The default, flexible standard comes from Penn Central Transportation Co. v. New York City (1978). Under the Penn Central test, courts weigh three primary factors to determine if a regulatory taking has occurred: (1) the economic impact of the regulation on the claimant, (2) the extent to which the regulation has interfered with distinct investment-backed expectations, and (3) the character of the governmental action. This is a highly fact-specific, ad hoc balancing test. For example, a zoning law that prevents building a skyscraper on a parcel but still allows a profitable office building likely would not be a taking under Penn Central.
In contrast, the Court established a categorical rule in Lucas v. South Carolina Coastal Council (1992). The Lucas test states that a regulation constitutes a taking requiring just compensation if it deprives the owner of all economically beneficial or productive use of the land. This is a very high bar. If a regulation merely reduces value by 95%, it may still be analyzed under Penn Central. However, if it renders the property valueless (e.g., a conservation law that bans all development on a vacant lot), it is a per se taking unless the prohibited use was already disallowed under background principles of state property or nuisance law existing at the time the owner acquired the title.
The "Public Use" Requirement and the Kelo Controversy
The second key limitation in the Takings Clause is that any taking must be for a "public use." For much of American history, this was interpreted narrowly to mean use by the public, such as roads, utilities, or military bases. However, in the mid-20th century, the Court expanded the concept to align with the broader idea of "public purpose," allowing takings for slum clearance and economic redevelopment to combat blight.
This expansion reached its zenith in the controversial case of Kelo v. City of New London (2005). The Court upheld the city's use of eminent domain to take non-blighted private homes and transfer the land to a private developer as part of a comprehensive economic revitalization plan. The Court deferred to the city's determination that the project served a "public purpose"—namely, creating jobs and increasing tax revenue. The Kelo decision affirmed that "public use" is broadly synonymous with a "public benefit" or "public purpose," which can include private economic development. The ruling sparked a massive political backlash, leading over 40 states to enact legislation narrowing their own eminent domain laws to provide greater protection against takings for private economic development.

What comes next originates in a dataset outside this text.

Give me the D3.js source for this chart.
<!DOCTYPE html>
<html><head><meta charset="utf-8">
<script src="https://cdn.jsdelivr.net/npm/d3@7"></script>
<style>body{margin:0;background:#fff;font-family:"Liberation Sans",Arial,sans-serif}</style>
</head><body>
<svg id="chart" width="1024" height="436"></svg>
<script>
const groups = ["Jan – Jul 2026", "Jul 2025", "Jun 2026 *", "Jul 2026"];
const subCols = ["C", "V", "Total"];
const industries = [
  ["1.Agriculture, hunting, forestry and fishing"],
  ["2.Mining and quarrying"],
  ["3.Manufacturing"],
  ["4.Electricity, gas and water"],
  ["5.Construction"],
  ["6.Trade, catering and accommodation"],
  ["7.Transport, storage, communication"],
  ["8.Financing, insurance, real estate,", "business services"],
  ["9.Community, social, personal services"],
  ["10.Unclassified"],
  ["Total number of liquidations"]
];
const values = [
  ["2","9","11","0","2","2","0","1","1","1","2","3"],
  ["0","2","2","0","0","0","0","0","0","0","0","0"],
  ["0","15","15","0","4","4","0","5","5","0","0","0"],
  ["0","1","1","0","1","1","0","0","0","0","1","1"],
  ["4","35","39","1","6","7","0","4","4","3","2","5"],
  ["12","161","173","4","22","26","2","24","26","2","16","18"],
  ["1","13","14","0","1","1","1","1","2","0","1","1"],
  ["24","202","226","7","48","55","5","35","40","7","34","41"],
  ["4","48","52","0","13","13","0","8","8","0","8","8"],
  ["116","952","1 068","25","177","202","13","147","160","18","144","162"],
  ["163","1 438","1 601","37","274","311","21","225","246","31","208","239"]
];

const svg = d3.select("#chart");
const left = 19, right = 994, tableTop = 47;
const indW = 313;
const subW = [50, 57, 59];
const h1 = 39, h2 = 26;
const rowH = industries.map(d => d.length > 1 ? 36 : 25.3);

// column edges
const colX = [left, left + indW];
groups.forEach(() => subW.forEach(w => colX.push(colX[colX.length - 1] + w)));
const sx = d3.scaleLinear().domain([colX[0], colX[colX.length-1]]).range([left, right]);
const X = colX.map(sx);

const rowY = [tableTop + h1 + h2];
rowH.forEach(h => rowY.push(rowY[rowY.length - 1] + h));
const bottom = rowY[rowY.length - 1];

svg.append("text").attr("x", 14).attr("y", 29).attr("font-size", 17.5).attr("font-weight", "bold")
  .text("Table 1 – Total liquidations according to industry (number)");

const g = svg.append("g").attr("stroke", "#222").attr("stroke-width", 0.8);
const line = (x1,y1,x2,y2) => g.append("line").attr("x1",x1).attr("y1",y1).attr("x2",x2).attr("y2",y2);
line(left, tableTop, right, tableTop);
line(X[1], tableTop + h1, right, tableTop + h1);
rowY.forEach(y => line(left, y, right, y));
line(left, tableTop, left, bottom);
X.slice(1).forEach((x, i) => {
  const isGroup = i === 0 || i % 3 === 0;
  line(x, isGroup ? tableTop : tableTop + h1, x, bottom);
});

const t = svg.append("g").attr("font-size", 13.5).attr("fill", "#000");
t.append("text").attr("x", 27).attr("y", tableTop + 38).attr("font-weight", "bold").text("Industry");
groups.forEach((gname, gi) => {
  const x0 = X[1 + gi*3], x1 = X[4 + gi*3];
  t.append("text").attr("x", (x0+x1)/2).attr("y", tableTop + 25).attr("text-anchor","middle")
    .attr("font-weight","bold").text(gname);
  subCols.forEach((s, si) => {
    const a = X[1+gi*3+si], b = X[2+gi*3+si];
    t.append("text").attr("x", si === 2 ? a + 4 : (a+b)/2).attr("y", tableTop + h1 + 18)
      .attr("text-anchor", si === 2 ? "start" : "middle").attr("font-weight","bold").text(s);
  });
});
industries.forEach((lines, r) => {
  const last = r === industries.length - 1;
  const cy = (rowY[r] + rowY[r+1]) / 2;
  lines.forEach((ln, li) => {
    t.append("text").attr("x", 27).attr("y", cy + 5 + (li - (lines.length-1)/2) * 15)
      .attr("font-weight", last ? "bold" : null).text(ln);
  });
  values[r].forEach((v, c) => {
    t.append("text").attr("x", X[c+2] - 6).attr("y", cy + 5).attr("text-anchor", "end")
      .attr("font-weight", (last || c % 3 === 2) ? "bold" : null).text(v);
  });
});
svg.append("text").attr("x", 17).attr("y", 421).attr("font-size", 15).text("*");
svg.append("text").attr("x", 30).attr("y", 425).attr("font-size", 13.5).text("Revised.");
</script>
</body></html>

Calculating "Just Compensation"
When a taking occurs, the Constitution mandates just compensation. The dominant standard is the fair market value of the property at the time of the taking. Fair market value is defined as the price a willing buyer would pay a willing seller, with both parties having reasonable knowledge of the property's relevant facts and neither being under compulsion to act.
Appraisers typically use three approaches to determine this value:
- The Sales Comparison Approach: Analyzing recent sales of comparable properties.

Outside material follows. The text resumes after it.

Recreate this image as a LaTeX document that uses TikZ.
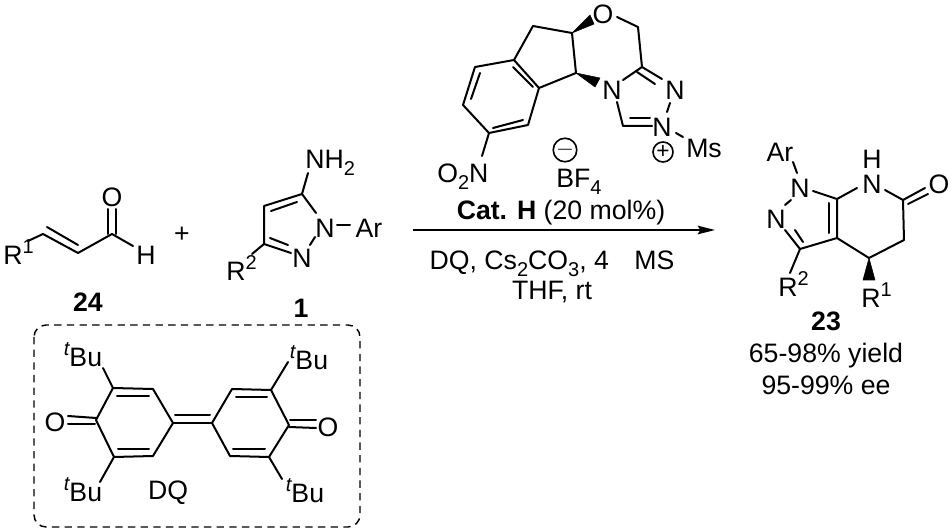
\documentclass[tikz,border=0pt]{standalone}
\usepackage{fontspec}
\setmainfont{Liberation Sans}
\usetikzlibrary{arrows.meta}
\tikzset{
  bond/.style={line width=1.5pt,line cap=round,line join=round,black},
  lab/.style={inner sep=0pt,font=\fontsize{20}{22}\selectfont,text height=14.3pt,text depth=0pt,black},
  bld/.style={lab,font=\fontsize{20}{22}\selectfont\bfseries},
  wedge/.style={fill=black,draw=black,line width=.4pt,line join=round},
  chg/.style={circle,draw=black,line width=1.2pt,minimum size=15pt,inner sep=0pt,font=\fontsize{17}{17}\selectfont}
}
\newcommand{\sbs}[1]{\raisebox{-5pt}{\fontsize{15}{15}\selectfont #1}}
\newcommand{\sps}[1]{\raisebox{8pt}{\fontsize{15}{15}\selectfont #1}}
\begin{document}
\begin{tikzpicture}[x=0.75pt,y=-0.75pt]
\useasboundingbox (0,0) rectangle (951,531);
% catalyst
\node[lab] (cO) at (603,14) {O};
\node[lab] (cN4) at (612,90) {N};
\node[lab] (cN2) at (675,90) {N};
\node[lab] (cNp) at (662,127) {N};
\node[lab,anchor=west] (cMs) at (686,148) {Ms};
\node[chg] (cplus) at (663,152) {+};
\node[chg] (cminus) at (565,150) {$-$};
\node[lab,anchor=west] (cBF) at (556,178) {BF\sbs{4}};
\node[lab,anchor=west] (cNO) at (437,173) {O\sbs{2}N};
\draw[bond] (617,17) -- (638,27) -- (642,67) -- (662,79);
\draw[bond] (637,72) -- (655,84);
\draw[bond] (642,67) -- (623,80);
\draw[bond] (617,102) -- (623,126) -- (652,126);
\draw[bond] (630,118) -- (650,118);
\draw[bond] (667,112) -- (670,103);
\draw[bond] (676,133) -- (683,137);
\draw[bond] (572,33) -- (576,73) -- (539,88) -- (514,60) -- (533,26) -- (572,33);
\draw[bond] (539,88) -- (528,125) -- (489,133) -- (463,105) -- (475,67) -- (514,60);
\draw[bond] (513,67) -- (533,87);
\draw[bond] (493,128) -- (523,120);
\draw[bond] (480,73) -- (471,99);
\draw[bond] (489,133) -- (482,156);
\fill[wedge] (572,33) -- (590,15) -- (594,24) -- cycle;
\fill[wedge] (576,73) -- (600,78) -- (595,87) -- cycle;
% aldehyde 24
\node[lab,anchor=west] (aR) at (3,255) {R\sps{1}};
\node[lab] (aO) at (112,197) {O};
\node[lab] (aH) at (146,255) {H};
\node[lab] (plus) at (182,233) {+};
\node[bld] (l24) at (88,302) {24};
\draw[bond] (28,241) -- (43,234) -- (78,253) -- (112,234) -- (133,246);
\draw[bond] (47,227) -- (78,245);
\draw[bond] (107.5,234) -- (107.5,209);
\draw[bond] (115.5,234) -- (115.5,209);
% pyrazole 1
\node[lab,anchor=west] (pNH) at (305,159) {NH\sbs{2}};
\node[lab] (pN1) at (325,228) {N};
\node[lab] (pN2) at (302,258) {N};
\node[lab] (pAr) at (369,228) {Ar};
\node[lab,anchor=west] (pR) at (226,271) {R\sps{2}};
\node[bld] (l1) at (301,308) {1};
\draw[bond] (308,173) -- (302,194) -- (316,213);
\draw[bond] (302,194) -- (264,206) -- (264,244) -- (291,253);
\draw[bond] (271,211) -- (297,202);
\draw[bond] (270,238) -- (288,245);
\draw[bond] (315,237) -- (310,245);
\draw[bond] (337,225) -- (350,225);
\draw[bond] (264,244) -- (252,254);
% arrow and conditions
\coordinate (as) at (413,230);
\coordinate (ae) at (715,230);
\draw[line width=1.2pt,black,-{Stealth[length=13pt,width=6.5pt,inset=2pt]}] (as) -- (ae);
\node[lab] (cat) at (561,210) {\textbf{Cat. H} (20 mol\%)};
\node[lab] (cond) at (552,260) {DQ, Cs\sbs{2}CO\sbs{3}, 4\hspace{0.95em}MS};
\node[lab] (solv) at (552,290) {THF, rt};
% product 23
\node[lab] (qAr) at (780,152) {Ar};
\node[lab] (qN1) at (800,188) {N};
\node[lab] (qN2) at (776,219) {N};
\node[lab] (qN) at (872,184) {N};
\node[lab] (qH) at (872,159) {H};
\node[lab] (qO) at (939,184) {O};
\node[lab,anchor=west] (qR2) at (778,287) {R\sps{2}};
\node[lab,anchor=west] (qR1) at (861,298) {R\sps{1}};
\node[bld] (l23) at (826,321) {23};
\node[lab] (y1) at (826,353) {65-98\% yield};
\node[lab] (y2) at (826,385) {95-99\% ee};
\draw[bond] (793,162) -- (797,173);
\draw[bond] (791,200) -- (785,205);
\draw[bond] (785,230) -- (800,249) -- (837,238) -- (837,199) -- (813,191);
\draw[bond] (795,230) -- (803,242);
\draw[bond] (829,203) -- (829,233);
\draw[bond] (837,199) -- (857,188);
\draw[bond] (885,190) -- (903,200) -- (925,188);
\draw[bond] (908,204) -- (928,194);
\draw[bond] (903,200) -- (904,240) -- (869,258) -- (837,238);
\draw[bond] (800,249) -- (790,273);
\fill[wedge] (869,258) -- (863,280) -- (875,280) -- cycle;
% DQ box
\draw[line width=1.1pt,black,dash pattern=on 5.5pt off 4pt,rounded corners=9pt] (34,325) rectangle (360,527);
\node[lab] (dO1) at (55,422) {O};
\node[lab] (dO2) at (328,427) {O};
\node[lab] (dT1) at (83,357) {\sps{\itshape t}Bu};
\node[lab] (dT2) at (83,492) {\sps{\itshape t}Bu};
\node[lab] (dT3) at (309,360) {\sps{\itshape t}Bu};
\node[lab] (dT4) at (305,493) {\sps{\itshape t}Bu};
\node[lab] (dDQ) at (168,490) {DQ};
\draw[bond] (96,420) -- (113,388) -- (153,389) -- (173,423) -- (153,456) -- (114,457) -- cycle;
\draw[bond] (117,396) -- (149,396);
\draw[bond] (118,449) -- (149,449);
\draw[bond] (96,418) -- (68,416);
\draw[bond] (95,424) -- (68,424);
\draw[bond] (173,423) -- (212,423);
\draw[bond] (175,415) -- (210,415);
\draw[bond] (212,423) -- (232,389) -- (271,390) -- (289,425) -- (269,457) -- (230,456) -- cycle;
\draw[bond] (236,397) -- (267,397);
\draw[bond] (233,449) -- (265,449);
\draw[bond] (290,420) -- (316,420);
\draw[bond] (289,427) -- (316,428);
\draw[bond] (113,388) -- (103,368);
\draw[bond] (114,457) -- (100,482);
\draw[bond] (271,390) -- (288,362);
\draw[bond] (269,457) -- (282,479);
\end{tikzpicture}
\end{document}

- The Income Capitalization Approach: For income-producing properties, estimating value based on the present value of expected future income streams.
- The Cost Approach: Calculating what it would cost to replace the property's improvements, minus depreciation, plus the land value.

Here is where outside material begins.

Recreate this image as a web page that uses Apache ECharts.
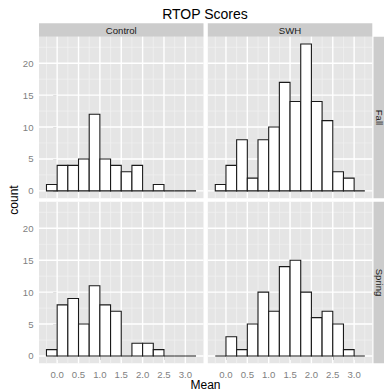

Courts generally do not compensate for subjective value to the owner (like sentimental attachment) or for business goodwill that is not tied to the real estate itself. Compensation is also typically due for the entire property interest taken; a partial taking (e.g., a strip of land for road widening) requires compensation for the land taken plus any severance damages to the value of the remaining parcel.
Common Pitfalls
- Assuming Any Regulation That Reduces Value is a Taking: The most common mistake is believing that any government regulation impacting property value triggers compensation. The vast majority of land-use regulations (zoning, environmental rules) are valid exercises of police power and are not takings. Compensation is only required when the regulation crosses the high thresholds set by Penn Central or Lucas.
- Conflating "Public Use" with "Public Ownership": After Kelo, "public use" is legally understood as a "public purpose," which can be achieved through private ownership and development. Criticizing a taking because the land ends up in private hands misunderstands the current state of the law, though it may be a potent political argument.
- Overlooking Temporary Takings and Exactions: Takings are not always permanent. A regulation that temporarily denies all use (e.g., a multi-year construction moratorium) can be a compensable temporary taking. Furthermore, the government cannot condition a building permit on the owner giving up a constitutional right (like the right to just compensation) without a direct "nexus" and "rough proportionality" between the demand and the project's impact, as established in Nollan v. California Coastal Commission and Dolan v. City of Tigard.
- Misunderstanding Fair Market Value: Property owners often feel that "just compensation" is unfair because it does not account for their personal connection to the property, relocation costs, or the premium they would demand to sell voluntarily. However, the legal standard is an objective market valuation, not subjective owner value.
Summary
- The Takings Clause of the Fifth Amendment conditions the government's power of eminent domain on two requirements: the taking must be for a public use, and it must provide just compensation.
- Takings include not only physical appropriations of property but also regulatory takings, where a regulation goes too far. The Penn Central test balances multiple factors for most regulatory claims, while the Lucas test mandates compensation for regulations that eliminate all economic value.
- The public use requirement has been broadly interpreted to mean "public purpose," as confirmed in Kelo v. City of New London, allowing takings for economic development—a decision that prompted significant state-level reform.
- Just compensation is constitutionally defined as the fair market value of the property taken, determined through objective appraisal methods, and generally does not include owners' subjective losses or relocation expenses.